Atlântida

Debruçados agora na luz de Maio, o Verão parece chegar sempre mais cedo na vertigem aquática, e nessa ânsia de seguirmos a sua bonança não nos damos conta daquilo que o mar nos conta nos confins da sua enigmática natureza. O mar é o movimento líquido que a terra expulsou dos seus domínios, e com ele vamos como que deslumbrados na primeira alvorada dos dias bons.

Milhões de pés se estendem na sua direção como um pêndulo por onde se deve seguir, que efectivamente ninguém lhe vira a cabeça. Poder-se-ia pensar que um banho de sol nos troca-se as voltas e mudássemos de posição, só que seria inconcebível uma imagem assim.

Sabemos hoje que qualquer distopia é de efeito continental, mas a utopia sempre engloba a ilha, no primeiro caso abrasa-se de soberba, no segundo, o mundo tende para uma fraterna igualdade «… aquela terra de suavidade que da orla esquerda do mundo se olvida…é a que ansiamos…» e o que é certo é que esta legenda cabe em nós como um distintivo e comanda de certa forma a orla de alguns em seus estranhos passos. Existem verossimilhanças que nos dão conta da lenda, como o Dilúvio, que Platão identifica mais tarde como sendo o impacto de uma destruição.
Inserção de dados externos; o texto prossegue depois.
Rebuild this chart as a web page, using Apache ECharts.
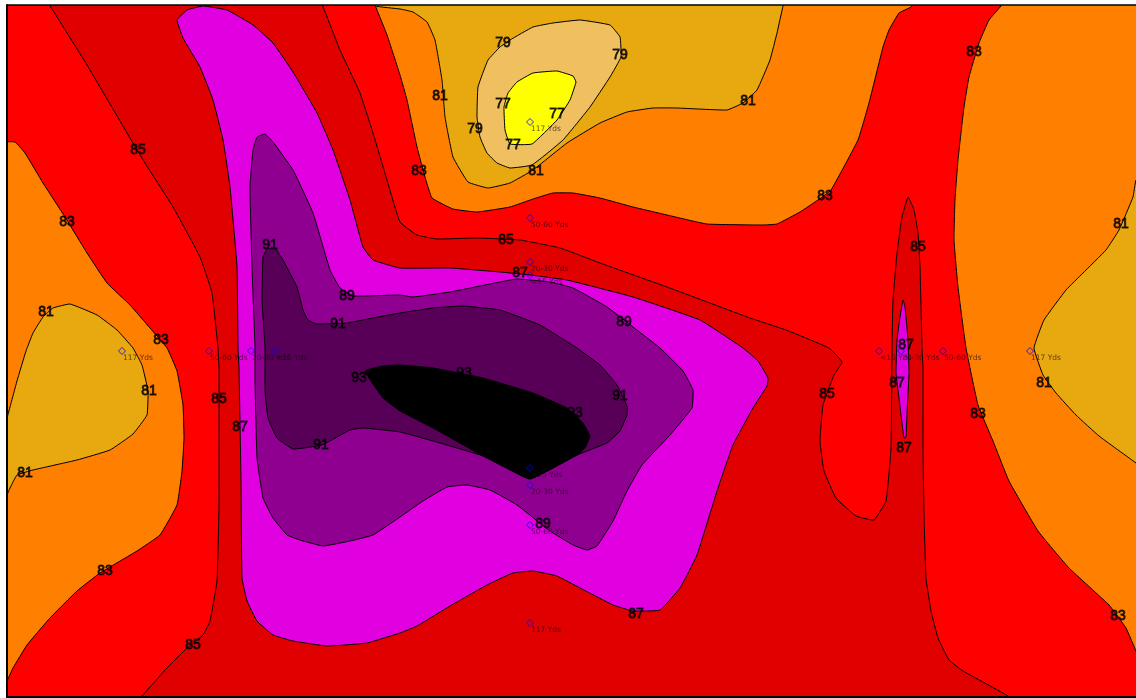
<!DOCTYPE html>
<html><head><meta charset="utf-8">
<style>html,body{margin:0;padding:0;background:#fff;overflow:hidden}#c{width:1136px;height:698px}</style>
<script src="https://cdn.jsdelivr.net/npm/echarts@6/dist/echarts.min.js"></script>
</head><body><div id="c"></div>
<script>
// Field extent, in the picture's own field units
const xRange = [7, 1136];
const yRange = [5, 697];

// Contour bands: [x, y] outlines
const band83 = [[7,5],[1136,5],[1136,697],[7,697]];
const orangeLeft = [[0,143],[15,142],[25,153],[43,183],[65,217],[87,253],[107,283],[130,305],[150,328],[167,348],[177,371],[183,405],[184,438],[182,471],[177,505],[160,535],[137,551],[100,573],[77,591],[50,618],[27,645],[13,668],[7,681],[0,690]];
const orangeCentre = [[373,0],[375,5],[387,35],[400,75],[407,100],[417,147],[425,177],[432,198],[453,209],[477,212],[510,207],[533,199],[553,193],[573,193],[600,198],[633,207],[667,215],[707,224],[763,225],[777,224],[800,212],[818,200],[831,190],[858,140],[869,103],[883,47],[889,30],[899,13],[911,7],[915,0]];
const orangeRight = [[1004,0],[1001,6],[989,20],[979,43],[969,77],[964,107],[958,160],[955,200],[954,240],[958,287],[966,348],[978,405],[993,441],[1009,481],[1038,531],[1069,568],[1109,605],[1126,628],[1136,651],[1145,670],[1145,0]];
const goldLeft = [[0,440],[7,418],[17,381],[26,351],[33,333],[43,317],[53,308],[70,304],[97,315],[117,330],[133,348],[142,365],[148,391],[147,415],[133,434],[110,450],[77,460],[33,470],[17,475],[10,488],[7,495],[0,510]];
const goldCentre = [[375,0],[375,6],[400,9],[413,12],[427,22],[435,40],[442,80],[445,117],[453,157],[468,182],[488,188],[510,183],[533,170],[567,143],[600,123],[627,112],[653,108],[677,108],[727,110],[743,103],[757,90],[770,60],[777,33],[783,6],[785,0]];
const goldRight = [[1145,175],[1136,180],[1133,197],[1119,230],[1106,250],[1083,273],[1066,290],[1044,320],[1034,348],[1043,375],[1056,393],[1076,415],[1099,436],[1136,463],[1145,470]];
const pale79 = [[510,40],[533,27],[553,23],[580,20],[610,25],[620,37],[621,57],[610,77],[590,107],[563,140],[532,165],[510,168],[497,163],[487,153],[480,137],[477,117],[478,87],[488,60],[500,47]];
const yellow77 = [[517,82],[533,73],[557,71],[573,76],[576,82],[570,100],[557,120],[532,144],[510,144],[505,130],[504,107],[508,93]];
const deep85 = [[49,0],[49,4],[87,65],[130,138],[143,160],[173,207],[200,257],[212,293],[218,348],[219,368],[219,505],[217,581],[210,621],[203,635],[187,648],[167,668],[142,696],[135,705],[1015,705],[1008,696],[963,671],[949,660],[938,638],[931,611],[926,578],[924,515],[923,448],[923,368],[922,348],[920,267],[918,233],[914,210],[908,197],[902,217],[897,253],[893,300],[892,347],[891,448],[886,501],[874,520],[856,516],[836,498],[824,471],[820,441],[823,405],[834,375],[842,362],[829,348],[786,330],[750,318],[667,287],[600,263],[560,248],[520,240],[477,238],[437,239],[417,235],[400,222],[387,180],[373,133],[360,93],[340,50],[322,4],[320,0]];
const magenta87 = [[177,20],[187,10],[203,6],[227,10],[253,25],[273,43],[293,72],[317,113],[333,150],[350,200],[363,247],[373,260],[400,268],[450,268],[500,272],[530,275],[567,280],[633,297],[700,320],[743,348],[758,361],[768,378],[767,386],[753,408],[733,445],[717,491],[697,555],[680,588],[660,610],[633,611],[613,605],[580,588],[557,576],[533,571],[513,573],[487,585],[450,606],[417,626],[400,633],[367,643],[327,646],[293,641],[273,635],[257,621],[247,601],[242,578],[241,481],[239,368],[238,348],[237,267],[230,187],[223,140],[213,100],[200,67],[183,38]];
const sliver87 = [[903,300],[900,317],[897,340],[896,373],[899,398],[902,423],[904,438],[906,437],[907,413],[909,373],[908,340],[905,307]];
const purple89 = [[257,137],[265,134],[273,142],[293,170],[313,213],[330,270],[340,288],[353,296],[400,295],[413,297],[450,292],[500,282],[517,279],[550,282],[573,288],[607,307],[633,327],[660,348],[683,371],[693,390],[692,408],[670,435],[642,465],[627,491],[613,521],[597,546],[587,550],[573,545],[550,531],[517,505],[490,490],[467,485],[447,487],[423,501],[400,517],[373,535],[350,541],[323,546],[300,540],[287,535],[273,518],[263,498],[257,458],[255,381],[255,348],[252,267],[250,187],[253,150]];
const dark91 = [[263,257],[267,249],[275,248],[283,260],[297,287],[303,310],[308,320],[317,324],[347,323],[373,318],[400,313],[433,308],[463,306],[500,310],[540,325],[577,348],[600,365],[617,385],[627,406],[627,415],[620,431],[607,443],[577,455],[530,479],[483,456],[433,441],[400,432],[363,428],[350,430],[322,445],[293,449],[277,438],[268,418],[265,391],[265,348],[262,300]];
const black93 = [[365,371],[383,366],[400,365],[433,368],[483,378],[533,393],[567,408],[583,423],[590,436],[585,448],[577,455],[530,479],[507,468],[483,456],[433,428],[400,411],[383,398]];

// Paint order and fill of each band
const bandOutlines = [band83, orangeLeft, orangeCentre, orangeRight, goldLeft, goldCentre, goldRight, pale79, yellow77, deep85, magenta87, sliver87, purple89, dark91, black93];
const bandColours = ['#FF0000','#FF8000','#FF8000','#FF8000','#E8A810','#E8A810','#E8A810','#F0C060','#FFFF00','#E00000','#E000E0','#E000E0','#900090','#580058','#000000'];

// Contour labels
const contourValues = ['79','79','81','77','77','79','77','81','81','83','83','85','87','85','83','81','85','83','91','89','91','81','83','89','93','93','93','91','81','85','87','91','85','87','87','87','83','81','81','89','83','87','85','83'];
const contourX = [503,620,440,503,557,475,513,536,748,419,825,506,520,918,974,1121,138,67,270,347,338,46,161,624,359,464,575,620,149,219,240,321,827,906,897,904,978,1044,25,543,105,636,193,1118];
const contourY = [42,54,95,103,113,128,144,170,100,170,195,239,272,246,51,223,149,221,244,295,323,311,339,321,377,372,412,395,390,398,426,444,393,344,382,447,413,382,472,523,570,613,644,615];

// Measuring stations
const stationNames = ['117 Yds','50-60 Yds','20-30 Yds','<15 Yds','117 Yds','50-60 Yds','20-30 Yds','<15 Yds','<15 Yds','20-30 Yds','50-60 Yds','117 Yds','<15 Yds','20-30 Yds','50-60 Yds','117 Yds'];
const stationX = [122,209,251,275,530,530,530,530,530,530,530,530,879,901,943,1030];
const stationY = [351,351,351,351,122,218,262,275,468,485,525,623,351,351,351,351];

const chart = echarts.init(document.getElementById('c'), null, {renderer:'canvas'});
chart.setOption({
  animation:false,
  backgroundColor:'#fff',
  grid:{left:xRange[0],top:yRange[0],right:0,bottom:698-yRange[1],show:false},
  xAxis:{type:'value',min:xRange[0],max:xRange[1],show:true,position:'bottom',z:10,
    axisLine:{show:true,onZero:false,lineStyle:{color:'#000',width:2}},axisTick:{show:false},axisLabel:{show:false},splitLine:{show:false}},
  yAxis:{type:'value',min:yRange[0],max:yRange[1],inverse:true,show:true,position:'left',z:10,
    axisLine:{show:true,onZero:false,lineStyle:{color:'#000',width:2}},axisTick:{show:false},axisLabel:{show:false},splitLine:{show:false}},
  series:[
    {type:'custom',silent:true,clip:true,z:2,coordinateSystem:'cartesian2d',
     data:bandOutlines.map((o,i)=>[o[0][0],o[0][1],i]),
     encode:{x:0,y:1},
     renderItem:(params,api)=>{
       const i=api.value(2);
       const pts=bandOutlines[i].map(p=>api.coord(p));
       return {type:'polygon',shape:{points:pts,smooth:i===0?0:0.1},
         style:{fill:bandColours[i],stroke:i===0?'none':'#000',lineWidth:1}};
     }},
    {type:'line',silent:true,z:9,symbol:'none',clip:false,
     data:[[xRange[0],yRange[0]],[xRange[1],yRange[0]]],lineStyle:{color:'#000',width:1.5}},
    {type:'scatter',silent:true,z:4,symbol:'diamond',symbolSize:7,clip:false,
     data:stationX.map((x,i)=>({value:[x,stationY[i]],name:stationNames[i]})),
     itemStyle:{color:'transparent',borderColor:'#0000ff',borderWidth:1},
     label:{show:true,formatter:p=>p.name,position:'inside',align:'left',verticalAlign:'middle',offset:[1,7],
       fontFamily:'DejaVu Sans',fontSize:7.5,color:'rgba(30,0,20,0.85)'}},
    {type:'scatter',silent:true,z:5,symbolSize:0,clip:false,
     data:contourX.map((x,i)=>({value:[x,contourY[i]],name:contourValues[i]})),
     label:{show:true,formatter:p=>p.name,position:'inside',align:'center',verticalAlign:'middle',offset:[0,1],
       fontFamily:'Liberation Sans',fontSize:14,color:'#000',textBorderColor:'#000',textBorderWidth:0.8}}
  ]
});
</script></body></html>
Talvez se tivesse baseado numa longa tradição oral que partiu do Egipto e fora mais tarde adaptada em forma de poema inacabado, soltando-se uma data que intriga: doze mil anos, que coloca o Dilúvio no tempo onde hipoteticamente a Atlântida se afundou. Seja como for, o senhor do mito da Caverna esteve muito atento aos longínquos movimentos de uma consciência que nunca saiu das nossas quimeras. O facto de ser perdida, preenche o espaço das coisas que poderiam ter sido possíveis e deixámos perder, ou somente foram levadas, e que ao desaparecerem nos coloca num cosmos onde tudo é sonho, desabamento e lembrança.

Há uma estrela chamada Scheat que fica na constelação de Pégaso e que se encontra hoje na finalização de Peixes onde Saturno se lhe juntou, e não raro os mitos ligados aos mares afloram com intensa percepção neste ciclo neptuniano com uma longa memória comum diluviana, em certos momentos a altura das marés está entre as nuvens, e somos um grave efeito de uma lembrança que foge como aqueles vislumbres muito refinados que nem a vista alcança.
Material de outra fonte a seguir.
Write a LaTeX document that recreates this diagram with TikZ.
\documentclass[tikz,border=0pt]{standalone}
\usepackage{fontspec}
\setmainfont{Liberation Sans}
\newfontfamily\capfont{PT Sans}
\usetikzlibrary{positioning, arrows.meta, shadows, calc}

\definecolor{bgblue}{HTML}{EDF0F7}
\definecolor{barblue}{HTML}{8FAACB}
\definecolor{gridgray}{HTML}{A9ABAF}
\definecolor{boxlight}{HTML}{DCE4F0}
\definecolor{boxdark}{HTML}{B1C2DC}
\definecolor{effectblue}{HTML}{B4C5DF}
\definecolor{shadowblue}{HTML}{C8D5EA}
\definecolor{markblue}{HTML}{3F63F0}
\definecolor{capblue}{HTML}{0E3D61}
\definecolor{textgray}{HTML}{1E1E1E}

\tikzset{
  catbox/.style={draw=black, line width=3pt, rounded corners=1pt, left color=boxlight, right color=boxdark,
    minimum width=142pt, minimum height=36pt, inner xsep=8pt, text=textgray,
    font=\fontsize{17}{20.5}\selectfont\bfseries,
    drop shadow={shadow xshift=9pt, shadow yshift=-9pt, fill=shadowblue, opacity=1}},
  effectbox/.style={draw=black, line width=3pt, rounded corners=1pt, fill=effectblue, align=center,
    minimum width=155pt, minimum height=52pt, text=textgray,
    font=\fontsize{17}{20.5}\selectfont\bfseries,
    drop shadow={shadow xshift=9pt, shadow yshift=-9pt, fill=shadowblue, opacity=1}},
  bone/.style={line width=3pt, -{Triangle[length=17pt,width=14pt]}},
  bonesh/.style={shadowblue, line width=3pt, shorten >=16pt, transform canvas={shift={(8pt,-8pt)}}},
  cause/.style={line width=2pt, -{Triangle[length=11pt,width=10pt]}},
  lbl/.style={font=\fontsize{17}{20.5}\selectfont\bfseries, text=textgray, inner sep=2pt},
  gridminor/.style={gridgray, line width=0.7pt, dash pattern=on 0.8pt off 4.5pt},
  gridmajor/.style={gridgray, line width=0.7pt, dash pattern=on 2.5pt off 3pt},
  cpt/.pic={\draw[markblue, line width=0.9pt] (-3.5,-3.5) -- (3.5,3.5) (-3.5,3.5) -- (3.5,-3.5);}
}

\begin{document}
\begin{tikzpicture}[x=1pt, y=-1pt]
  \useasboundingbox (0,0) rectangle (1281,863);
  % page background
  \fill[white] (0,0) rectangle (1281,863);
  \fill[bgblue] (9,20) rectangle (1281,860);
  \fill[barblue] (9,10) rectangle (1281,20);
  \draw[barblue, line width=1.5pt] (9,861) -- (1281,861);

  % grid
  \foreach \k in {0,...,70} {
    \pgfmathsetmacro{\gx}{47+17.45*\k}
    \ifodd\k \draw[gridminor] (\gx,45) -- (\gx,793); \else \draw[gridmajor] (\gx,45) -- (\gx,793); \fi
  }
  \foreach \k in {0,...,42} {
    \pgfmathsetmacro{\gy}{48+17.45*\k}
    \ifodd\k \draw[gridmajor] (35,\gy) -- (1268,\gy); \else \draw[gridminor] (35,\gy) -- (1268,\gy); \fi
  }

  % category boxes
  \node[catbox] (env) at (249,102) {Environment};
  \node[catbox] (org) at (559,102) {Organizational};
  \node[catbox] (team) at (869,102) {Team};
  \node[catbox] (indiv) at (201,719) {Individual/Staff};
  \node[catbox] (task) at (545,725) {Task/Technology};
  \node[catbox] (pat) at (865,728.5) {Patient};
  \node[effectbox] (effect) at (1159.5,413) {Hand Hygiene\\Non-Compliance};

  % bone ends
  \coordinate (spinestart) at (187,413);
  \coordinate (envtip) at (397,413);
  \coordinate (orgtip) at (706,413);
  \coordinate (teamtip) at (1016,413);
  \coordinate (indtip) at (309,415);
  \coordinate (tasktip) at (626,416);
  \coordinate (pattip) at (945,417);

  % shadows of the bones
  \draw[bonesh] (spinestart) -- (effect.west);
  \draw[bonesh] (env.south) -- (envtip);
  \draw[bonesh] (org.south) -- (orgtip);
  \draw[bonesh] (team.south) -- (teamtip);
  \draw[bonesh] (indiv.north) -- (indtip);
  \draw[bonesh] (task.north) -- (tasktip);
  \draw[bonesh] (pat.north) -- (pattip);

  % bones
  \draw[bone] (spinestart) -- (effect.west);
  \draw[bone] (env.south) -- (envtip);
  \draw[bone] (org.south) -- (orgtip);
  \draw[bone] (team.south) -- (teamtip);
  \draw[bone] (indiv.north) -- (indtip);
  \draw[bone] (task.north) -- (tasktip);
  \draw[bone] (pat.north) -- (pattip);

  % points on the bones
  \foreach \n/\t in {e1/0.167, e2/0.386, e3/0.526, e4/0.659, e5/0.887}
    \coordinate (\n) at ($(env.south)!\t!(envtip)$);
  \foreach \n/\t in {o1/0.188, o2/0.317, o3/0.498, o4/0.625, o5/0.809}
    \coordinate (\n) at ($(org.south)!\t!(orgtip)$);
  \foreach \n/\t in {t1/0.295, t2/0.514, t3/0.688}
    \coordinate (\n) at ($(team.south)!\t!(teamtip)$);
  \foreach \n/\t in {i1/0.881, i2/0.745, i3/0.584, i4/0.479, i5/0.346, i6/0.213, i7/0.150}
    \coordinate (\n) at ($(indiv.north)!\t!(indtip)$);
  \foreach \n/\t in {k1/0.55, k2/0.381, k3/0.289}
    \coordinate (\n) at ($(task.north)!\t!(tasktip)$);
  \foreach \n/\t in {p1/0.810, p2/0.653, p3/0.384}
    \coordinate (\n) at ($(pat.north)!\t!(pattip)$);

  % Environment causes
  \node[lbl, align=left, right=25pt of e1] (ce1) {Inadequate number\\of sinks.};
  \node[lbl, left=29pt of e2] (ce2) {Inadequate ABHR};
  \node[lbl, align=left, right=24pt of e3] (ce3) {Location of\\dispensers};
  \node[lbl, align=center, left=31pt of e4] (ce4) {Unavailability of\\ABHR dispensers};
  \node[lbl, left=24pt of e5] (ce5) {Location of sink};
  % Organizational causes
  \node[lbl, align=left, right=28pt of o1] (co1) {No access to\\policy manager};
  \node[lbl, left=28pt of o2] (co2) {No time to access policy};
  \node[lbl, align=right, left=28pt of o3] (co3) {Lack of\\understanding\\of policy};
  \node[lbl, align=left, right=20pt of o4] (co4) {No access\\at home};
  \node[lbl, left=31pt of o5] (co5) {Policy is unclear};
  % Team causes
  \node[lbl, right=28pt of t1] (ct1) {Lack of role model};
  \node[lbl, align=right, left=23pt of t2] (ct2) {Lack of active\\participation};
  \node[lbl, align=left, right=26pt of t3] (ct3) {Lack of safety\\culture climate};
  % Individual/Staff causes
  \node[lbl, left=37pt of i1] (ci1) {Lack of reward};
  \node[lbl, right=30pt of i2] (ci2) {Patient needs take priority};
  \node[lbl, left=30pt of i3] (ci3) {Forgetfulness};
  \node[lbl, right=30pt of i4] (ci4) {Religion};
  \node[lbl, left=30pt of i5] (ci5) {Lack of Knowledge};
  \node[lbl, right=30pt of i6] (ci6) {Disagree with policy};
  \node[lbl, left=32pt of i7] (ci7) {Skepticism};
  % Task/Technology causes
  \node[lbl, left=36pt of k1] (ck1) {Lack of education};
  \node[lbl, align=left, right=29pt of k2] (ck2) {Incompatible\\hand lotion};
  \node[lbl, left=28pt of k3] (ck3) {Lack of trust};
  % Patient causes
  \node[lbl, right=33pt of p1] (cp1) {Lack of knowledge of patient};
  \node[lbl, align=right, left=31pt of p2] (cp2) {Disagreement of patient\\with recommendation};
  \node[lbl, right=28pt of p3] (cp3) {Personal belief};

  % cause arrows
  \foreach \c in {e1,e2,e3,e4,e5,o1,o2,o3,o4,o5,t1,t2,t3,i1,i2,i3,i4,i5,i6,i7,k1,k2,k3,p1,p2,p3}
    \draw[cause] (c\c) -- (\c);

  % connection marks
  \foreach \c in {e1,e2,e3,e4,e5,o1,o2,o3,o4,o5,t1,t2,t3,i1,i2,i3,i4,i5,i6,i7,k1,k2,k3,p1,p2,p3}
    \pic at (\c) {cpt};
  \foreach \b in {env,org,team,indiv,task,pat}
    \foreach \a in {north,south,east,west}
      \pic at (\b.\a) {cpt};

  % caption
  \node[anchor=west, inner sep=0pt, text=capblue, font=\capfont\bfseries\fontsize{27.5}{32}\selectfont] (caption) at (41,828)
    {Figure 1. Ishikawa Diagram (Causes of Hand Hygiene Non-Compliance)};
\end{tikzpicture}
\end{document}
Neste plano muito cósmico, civilizador e quase inefável, o indivíduo é um elemento inexistente, não há ninguém que nos fale de um só dos seus habitantes nem das hierarquias, mas fala-se desses atlantes como de uma dimensão quase paralela que habitou a Terra e onde alguns afirmam terem sido salvos do desastre – que todos no mundo procuram as marcas de um quebranto marítimo, e todas as suas descrições são válidas, e toda a busca uma estrada em que andamos de pé sobre as águas. Este filtro onde a ânsia da verdade se esconde é um estímulo que deixámos partir e que chamamos utopia. Ela será um elemento imprescindível para capturar a rede de união ao redor do mundo e enfraquecer os atributos geofísicos dos quintais de alguns que se acham distantes de outros e de cada um.
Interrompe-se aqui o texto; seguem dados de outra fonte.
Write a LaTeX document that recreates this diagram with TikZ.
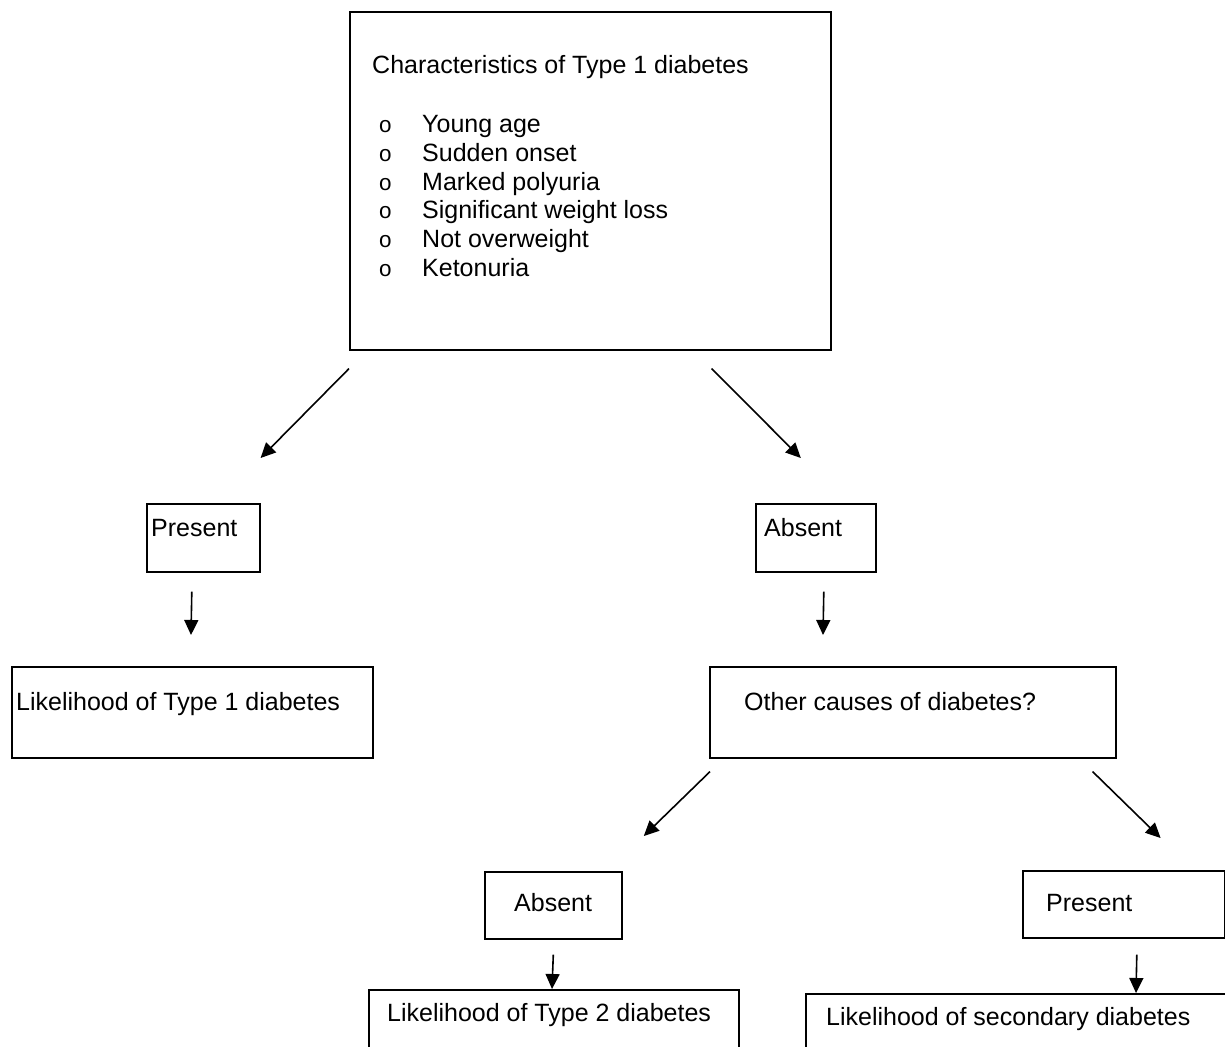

Desde os Pilares de Hércules a uma imigração para a Gália, para a América, até às ruínas Maias, esta legenda participativa está em todo o terreno onde a humanidade adere a uma estranha raiz comum e dela cria o mito mais longevo. Certifiquemo-nos ainda do impacto literário e vejamos como o domínio criativo foi o que menos se absteve de o lembrar: o Império Russo retoma o tema em dois de seus poetas no fim do século dezanove, Frederick Tennyson, poeta inglês, na música, Manuel de Falla, e a ainda a pintura de Léon Bakst, e seria um trabalho de Posídon enumerar todo o espectro artístico deste legado que muitos creem ser mais hiperbóreo… talvez, afinal são os povos do Norte os que sempre seguram a Atlântida por brumas inimagináveis, mas será sempre Fernando Pessoa que estará nas profecias do mito dando-lhe contornos que ninguém viu. É um poema que começa assim:/ Não sei se é sonho, se realidade, se uma mistura de sonho e vida/ aquela terra de suavidade que da orla esquerda do sul se olvida/ É a que ansiamos/ Ali, ali/ a vida é jovem e o amor sorri. (…) Felizes, nós? Ali, talvez, talvez/ Naquela terra, daquela vez/

A liberdade cria-se e recria-se na grande marcha do tempo, e se a desejarmos como a uma água límpida devemos ir sempre mais longe e mais fundo, que ela é catástrofe redentora. Talvez que esta ânsia de ver o mar e estar com ele não passe de um desejo baptismal para os corpos sadios dos escravizados, e essa Atlântida desconhecida um fragmento perdido que nunca imaginaram.